At that point, however, both the fate of women and that of Tambroni's professorship had been scarred by Napoleon’s cultural change. Two years later, in 1808, the Greek language was suppressed, and Clotilde had to take early retirement.

In her last years, she gratefully devoted herself to taking care of her old master Aponte, by then completely immobilised, without, however, giving up her poetic compositions (both in Greek and Italian) and frequenting the city’s sophisticated circles, such as that of the Countess Teresa Carniani Malvezzi, who later became a great friend and lover of Leopardi.

By the time the Greek Language and Literature course was reintroduced by Murat in 1814, it was too late for Tambroni. Long ill, she had retired to her home at Via Barberia 23, where she died in 1817.

The city and the University honoured her with a commemoration in the Archiginnasio, during which Canon Filippo Schiassi dedicated a eulogy to her. He is also responsible for the inscriptions that still commemorate the Greek scholar from Bologna: one engraved on her tomb, surmounted by a bust of the illustrious woman executed by Adamo Tadolini under the supervision of Canova, a great devotee of Tambroni; the other on the commemorative plaque once placed in the Great Hall and now located just above the entrance to the Palazzo Poggi Museum.
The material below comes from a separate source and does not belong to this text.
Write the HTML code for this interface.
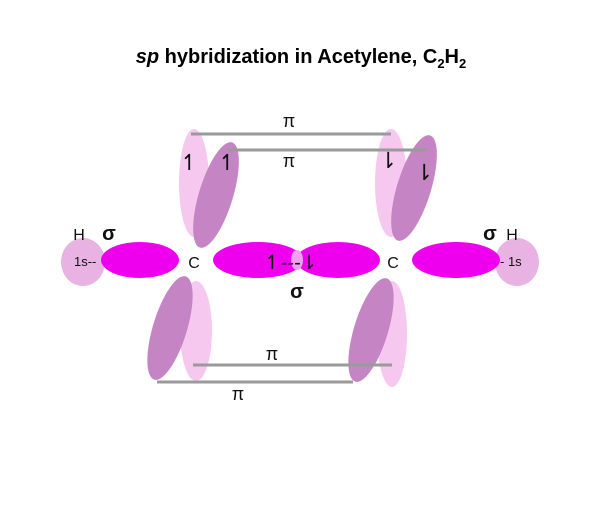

Tambroni's fame survived throughout the 19th century, gradually taking on symbolic and romantic values. In 1872, Abbot Luigi Taccani published a curious educational handbook entitled Clotilde Tambroni, o La più nobile missione della donna (Clotilde Tambroni, or The noblest mission of womankind), in which the unsuspecting Clotilde is transformed into a teacher of Christian virtues – a figure similar to the one portrayed in the biography of the Greek scholar by Giulia Cavallari Cantalamessa in 1899.